Nous jouions un match d’improvisation théâtrale en France. L’équipe que nous rencontrions était composée d’Italiens francophones. Le thème proposé par l’arbitre : « Allez, hop, on y va ! » Je suis rentrée face public, et je tournais régulièrement la tête vers mon binôme italien pour créer le contact visuel et commencer à caler nos intentions. J’étais face à une piscine imaginaire, en train d’exécuter des flexions, accompagnées de mouvements de bras, en guise d’échauffement, car j’avais choisi d’incarner une nageuse olympique au bord d’un bassin, s’apprêtant à plonger. Soudain, mon partenaire transalpin me tendit les bras et me lança : « Vas-y ! » Alors, je soufflai un dernier coup, comme pour me concentrer, je me tournai vers lui, et commençai à courir… La scène mesurait une dizaine de mètres, et bientôt je ne fus plus qu’à quelques pas de ma cible. Sans marquer le moindre ralentissement, nous nous fixâmes dans un éclair, et je bondis en avant, les bras écartés, dans un saut de l’ange totalement improvisé. Plus petit que moi, il parvint à me saisir au niveau du buste, bras tendus, et tourna plusieurs fois sur lui-même. Je restais droite et raide dans ce mouvement périlleux, les bras en croix, m’en remettant entièrement à ce comédien que je connaissais, au fond, bien peu. Le public avait d’abord crié, de surprise, puis éclaté dans un tonnerre d’applaudissements et d’éclats de rires complices.
J’avais lâché prise, à mes risques et périls. Je lui avais fait confiance, et j’avais eu raison. Mais en y repensant, c’était quitte ou double. Je n’avais aucune garantie qu’il parvienne à me rattraper, et encore moins à me soulever. Il avait lâché prise aussi, à ses risques et périls. Il ne connaissait pas mon poids, il ne pouvait pas évaluer l’élan avec lequel je m’élancerais sur lui… et pourtant, il n’avait pas sourcillé : à la fois déterminé, concentré et suffisamment détendu pour s’adapter à se qui se présenterait.

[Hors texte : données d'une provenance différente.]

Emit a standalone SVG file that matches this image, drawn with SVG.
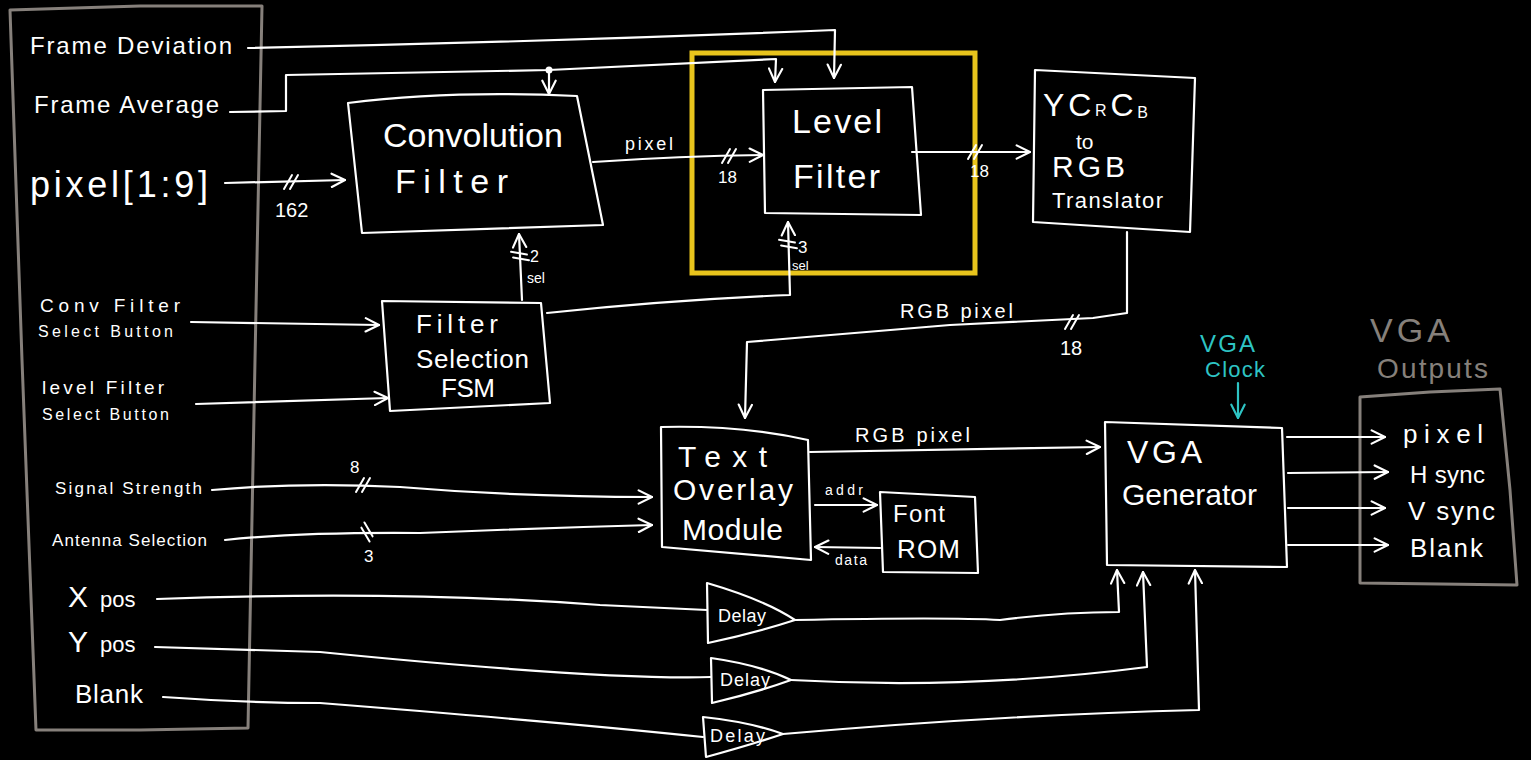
<svg xmlns="http://www.w3.org/2000/svg" xmlns:xlink="http://www.w3.org/1999/xlink" width="1531" height="760" viewBox="0 0 1531 760">
<defs>
<style>
text{font-family:"Liberation Sans",Arial,sans-serif;fill:#ffffff}
.w{fill:none;stroke:#ffffff;stroke-width:2.2;stroke-linecap:round;stroke-linejoin:round}
.g{fill:none;stroke:#86807b;stroke-width:3;stroke-linejoin:round}
.y{fill:none;stroke:#e8c41c;stroke-width:5}
.c{fill:none;stroke:#2ec4c4;stroke-width:2.2;stroke-linecap:round}
.gt{fill:#86807b}
.ct{fill:#2ec4c4}
.con{fill:none;stroke:#ffffff;stroke-width:2.2;stroke-linecap:round;stroke-linejoin:round;marker-end:url(#arr)}
.pl{fill:none;stroke:#ffffff;stroke-width:2.2;stroke-linecap:round;stroke-linejoin:round}
</style>
<marker id="arr" viewBox="0 0 12 12" refX="11" refY="6" markerWidth="16" markerHeight="16" markerUnits="userSpaceOnUse" orient="auto">
<path d="M1,1 L11,6 L1,11" fill="none" stroke="#ffffff" stroke-width="1.6" stroke-linecap="round" stroke-linejoin="round"/>
</marker>
<marker id="arrc" viewBox="0 0 12 12" refX="11" refY="6" markerWidth="16" markerHeight="16" markerUnits="userSpaceOnUse" orient="auto">
<path d="M1,1 L11,6 L1,11" fill="none" stroke="#2ec4c4" stroke-width="1.6" stroke-linecap="round" stroke-linejoin="round"/>
</marker>
<path id="bus" d="M-7,7 L1,-7 M-1,7 L7,-7" fill="none" stroke="#ffffff" stroke-width="2" stroke-linecap="round"/>
</defs>
<rect x="0" y="0" width="1531" height="760" fill="#000000"/>

<g id="inputs">
<path class="g" d="M10,10 L140,6 L262,6 L255,360 L248,728 L140,730 L36,730 L22,360 Z"/>
<text x="30" y="54" font-size="24" textLength="202">Frame Deviation</text>
<text x="34" y="113" font-size="24" textLength="185">Frame Average</text>
<text x="30" y="197" font-size="36" textLength="178">pixel[1:9]</text>
<text x="40" y="312" font-size="19" textLength="140">Conv Filter</text>
<text x="38" y="337" font-size="16" textLength="135">Select Button</text>
<text x="42" y="394" font-size="19" textLength="122">level Filter</text>
<text x="42" y="420" font-size="16" textLength="127">Select Button</text>
<text x="55" y="494" font-size="17" textLength="147">Signal Strength</text>
<text x="52" y="546" font-size="17" textLength="155">Antenna Selection</text>
<text x="68" y="607"><tspan font-size="30">X</tspan><tspan font-size="22" dx="12">pos</tspan></text>
<text x="68" y="652"><tspan font-size="30">Y</tspan><tspan font-size="22" dx="12">pos</tspan></text>
<text x="75" y="703" font-size="26" textLength="68">Blank</text>
</g>

<g id="convolution-filter">
<path class="w" d="M348,103 Q450,90 577,96 L603,225 L362,233 Z"/>
<text x="383" y="147" font-size="34" textLength="180">Convolution</text>
<text x="395" y="193" font-size="34" textLength="113">Filter</text>
</g>

<g id="level-filter">
<path class="w" d="M763,90 L912,87 L921,215 L765,213 Z"/>
<text x="792" y="133" font-size="34" textLength="90">Level</text>
<text x="793" y="188" font-size="34" textLength="87">Filter</text>
</g>

<g id="highlight">
<rect class="y" x="692" y="53" width="283" height="220"/>
</g>

<g id="ycrcb-translator">
<path class="w" d="M1035,70 L1195,78 L1190,232 L1033,222 Z"/>
<text x="1043" y="116" font-size="32" textLength="105">YC<tspan font-size="16">R</tspan>C<tspan font-size="16" dy="2">B</tspan></text>
<text x="1076" y="149" font-size="21">to</text>
<text x="1052" y="177" font-size="30" textLength="73">RGB</text>
<text x="1052" y="208" font-size="22" textLength="111">Translator</text>
</g>

<g id="filter-selection-fsm">
<path class="w" d="M382,301 L541,303 L550,403 L390,411 Z"/>
<text x="416" y="333" font-size="26" textLength="82">Filter</text>
<text x="416" y="368" font-size="26" textLength="113">Selection</text>
<text x="441" y="397" font-size="26" textLength="54">FSM</text>
</g>

<g id="text-overlay-module">
<path class="w" d="M661,427 Q740,425 808,440 L811,560 L662,547 Z"/>
<text x="678" y="467" font-size="30" textLength="89">Text</text>
<text x="673" y="500" font-size="30" textLength="120">Overlay</text>
<text x="682" y="540" font-size="30" textLength="101">Module</text>
</g>

<g id="font-rom">
<path class="w" d="M880,492 L975,497 L978,573 L883,572 Z"/>
<text x="893" y="522" font-size="24" textLength="52">Font</text>
<text x="897" y="558" font-size="26" textLength="63">ROM</text>
</g>

<g id="vga-generator">
<path class="w" d="M1105,422 L1282,428 L1287,567 L1107,565 Z"/>
<text x="1127" y="463" font-size="32" textLength="75">VGA</text>
<text x="1122" y="505" font-size="30" textLength="135">Generator</text>
</g>

<g id="vga-clock">
<text class="ct" x="1200" y="352" font-size="24" textLength="55">VGA</text>
<text class="ct" x="1205" y="377" font-size="22" textLength="60">Clock</text>
</g>

<g id="delay-x">
<path class="w" d="M707,583 Q765,600 795,620 Q755,633 708,643 Z"/>
<text x="718" y="622" font-size="18" textLength="48">Delay</text>
</g>
<g id="delay-y">
<path class="w" d="M711,658 Q760,665 791,680 Q755,693 712,703 Z"/>
<text x="720" y="686" font-size="18" textLength="50">Delay</text>
</g>
<g id="delay-blank">
<path class="w" d="M703,717 Q750,722 783,734 Q750,745 706,757 Z"/>
<text x="710" y="742" font-size="18" textLength="55">Delay</text>
</g>

<g id="vga-outputs">
<text class="gt" x="1370" y="342" font-size="34" textLength="80">VGA</text>
<text class="gt" x="1377" y="378" font-size="28" textLength="111">Outputs</text>
<path class="g" d="M1360,397 L1430,392 L1500,389 L1510,490 L1517,585 L1440,584 L1360,583 L1360,490 Z"/>
<text x="1403" y="443" font-size="26" textLength="80">pixel</text>
<text x="1410" y="483" font-size="24" textLength="75">H sync</text>
<text x="1408" y="520" font-size="26" textLength="87">V sync</text>
<text x="1410" y="557" font-size="26" textLength="73">Blank</text>
</g>

<g id="connectors">
<path class="con" d="M248,48 Q540,42 835,30 L834,78"/>
<path class="con" d="M230,112 L286,111 L286,75 L549,70 L776,59 L775,82"/>
<circle cx="549" cy="70" r="3.5" fill="#ffffff"/>
<path class="con" d="M549,70 L549,94"/>
<path class="con" d="M225,183 L345,180"/>
<use xlink:href="#bus" x="291" y="182"/>
<text x="275" y="217" font-size="20">162</text>
<path class="con" d="M593,162 Q680,156 763,155"/>
<text x="625" y="150" font-size="18" textLength="48">pixel</text>
<use xlink:href="#bus" x="729" y="156"/>
<text x="718" y="183" font-size="17">18</text>
<path class="con" d="M912,152 L1030,152"/>
<use xlink:href="#bus" x="975" y="152"/>
<text x="970" y="177" font-size="17">18</text>
<path class="con" d="M1127,232 L1127,313 L1093,318 L950,325 L747,342 L745,418"/>
<use xlink:href="#bus" x="1072" y="322"/>
<text x="900" y="318" font-size="20" textLength="113">RGB pixel</text>
<text x="1060" y="355" font-size="20">18</text>
<path class="con" d="M522,300 L519,234"/>
<use xlink:href="#bus" transform="translate(520,256) rotate(70)"/>
<text x="530" y="262" font-size="16">2</text>
<text x="527" y="283" font-size="14">sel</text>
<path class="con" d="M547,313 Q670,300 790,295 L788,222"/>
<use xlink:href="#bus" transform="translate(788,244) rotate(70)"/>
<text x="798" y="253" font-size="17">3</text>
<text x="792" y="270" font-size="13">sel</text>
<path class="con" d="M191,322 L379,325"/>
<path class="con" d="M196,404 L388,398"/>
<path class="con" d="M212,490 Q300,482 400,487 Q520,497 652,497"/>
<use xlink:href="#bus" x="363" y="485"/>
<text x="350" y="473" font-size="17">8</text>
<path class="con" d="M225,540 Q300,532 420,533 Q540,528 652,525"/>
<use xlink:href="#bus" transform="translate(367,532) rotate(-60)"/>
<text x="364" y="562" font-size="17">3</text>
<path class="con" d="M810,452 Q950,450 1100,447"/>
<text x="855" y="442" font-size="20" textLength="115">RGB pixel</text>
<path class="con" d="M815,505 L877,505"/>
<text x="825" y="495" font-size="14" textLength="38">addr</text>
<path class="con" d="M880,548 L815,547"/>
<text x="835" y="565" font-size="14" textLength="32">data</text>
<path class="c" d="M1238,383 L1238,418" marker-end="url(#arrc)"/>
<path class="pl" d="M157,599 Q400,590 600,605 L707,610"/>
<path class="con" d="M795,620 Q950,617 1000,620 Q1060,612 1119,612 L1117,570"/>
<path class="pl" d="M155,647 Q250,650 320,652 Q600,680 711,677"/>
<path class="con" d="M791,680 Q970,690 1147,667 L1143,572"/>
<path class="pl" d="M163,697 Q250,703 320,703 Q560,722 703,737"/>
<path class="con" d="M783,734 Q1000,715 1199,710 L1195,570"/>
<path class="con" d="M1287,437 L1385,437"/>
<path class="con" d="M1288,473 L1388,472"/>
<path class="con" d="M1288,508 L1385,508"/>
<path class="con" d="M1288,545 L1388,545"/>
</g>
</svg>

Ce moment restera à jamais gravé dans ma mémoire. Il cristallise selon moi l’ensemble des compétences que nous mettons en œuvre en tant que comédiens d’improvisation : écoute, confiance, acceptation, clarté de l’intention, spontanéité, action… C’est le lâcher-prise, au cœur de notre discipline, qui fait la performance de l’improvisation.
La performance, étymologiquement, c’est « la manière de se comporter » d’un cheval pendant la course. On parle d’ailleurs de « performance artistique », une performance où résultat et manière ne font qu’un. Le résultat, c’est la manière. Et pourtant, dans le domaine de l’entreprise, la performance est un résultat chiffré, piloté par des indicateurs qui ne laissent aucune place à l’interprétation. Quoique, parfois… Comment donc mesurer une performance de manière ? Comment évaluer que cette performance nous conduira à un résultat tangible ? Comment identifier ce qui facilite ou empêche la performance avant même d’avoir accès aux résultats qu’elle génère ?
Je considère que la performance en tant que résultat quantifiable est le résultat d’une performance de manière, elle aussi mesurable. Plus mouvante, plus sensible, plus incertaine… quoique, parfois… mais essentielle pour évaluer les conditions propices à une performance de fond, suffisamment solide pour perdurer dans le temps et s’adapter aux aléas de l’environnement et des transformations internes. Evaluer son niveau de performance de manière, qui inclut la qualité des interactions entre les individus au sein d’une même équipe, d’une même entreprise, en passant par le management, est essentiel pour anticiper les baisses de vitesse et les tensions éventuelles, symptômes de mutations plus profondes qui se perçoivent parfois de loin, quand on accepte de se poser un instant, lever la tête et observer.